Vanderbilt spent the weekdays with his family and his weekends at the races and sales amid the racetrack fraternity he considered
his second family.

The owner was anxious to see the Dancer back in action, as were Winfrey, Murray, and everyone in the barn. The grey colt had
shown potential in his two victories in April, but he had a lot of catching up to do after such a long layoff. Two-year-olds
were campaigned as rigorously as possible in the early fifties. This was a custom that horsemen had maintained through the
first half of the century, before big money invaded the breeding industry and turned top horses into valuable commodities
that needed more conservative handling and preservation for stud duty. Seabiscuit made an astonishing thirty-five starts as
a juvenile in 1935, and twenty-three more the next year. Whirlaway raced sixteen times at age two in 1940, one more start
than Count Fleet made as a juvenile two years later. Vanderbilt’s Bed o’ Roses had raced twenty-one times in her championship
juvenile campaign of 1949, so, clearly, Winfrey wasn’t afraid to push a young horse. The Dancer was painfully raw by those
standards, having made just two starts as August began. It was almost as if his career had not even begun.

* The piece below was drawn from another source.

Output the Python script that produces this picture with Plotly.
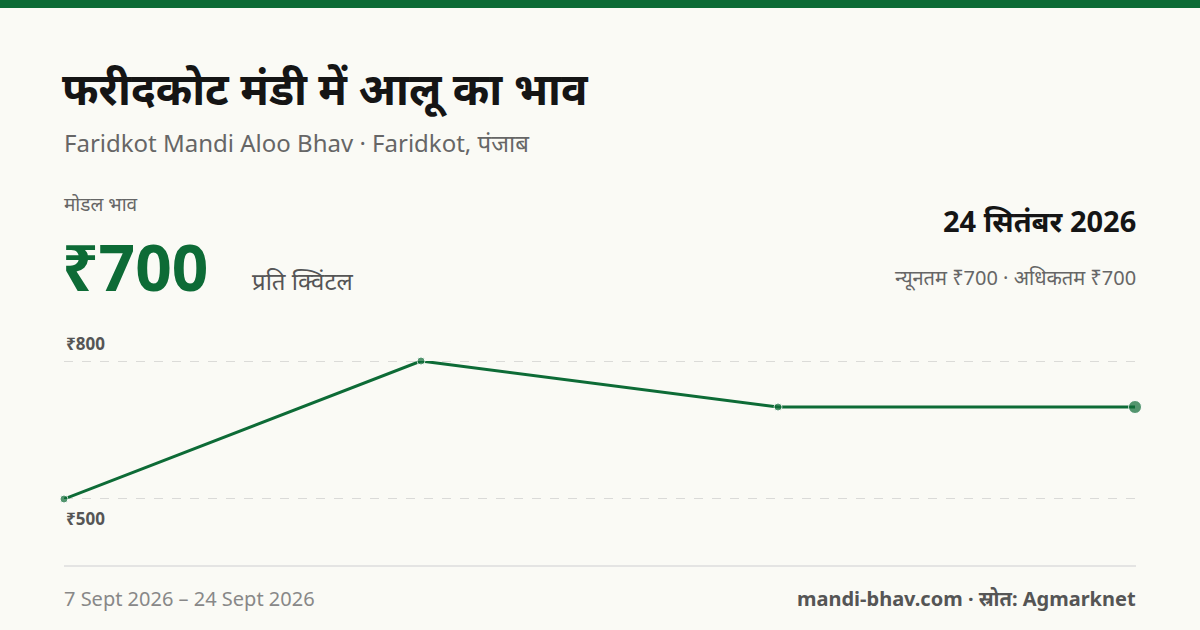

Winfrey and Vanderbilt planned to change that at Saratoga. The month-long meeting at the historic wooden track on Union Avenue
was a hothouse for two-year-old racing, with the best juveniles in the East and Midwest gathering and sparring in a series
of stakes. There was the Flash Stakes on the first day of the meeting and the prestigious Hopeful Stakes on the last day,
and in between, such races as the Saratoga Special, the Grand Union Hotel Stakes, and the United States Hotel Stakes. Cousin
had won three, including the Hopeful a year earlier, and Winfrey and Vanderbilt wanted to push the Dancer even harder and
run him in four. It was an audacious blueprint. Years later, any trainer who suggested running an inexperienced juvenile four
times in twenty-six days—against top opposition, no less—wouldn’t have a job the next day.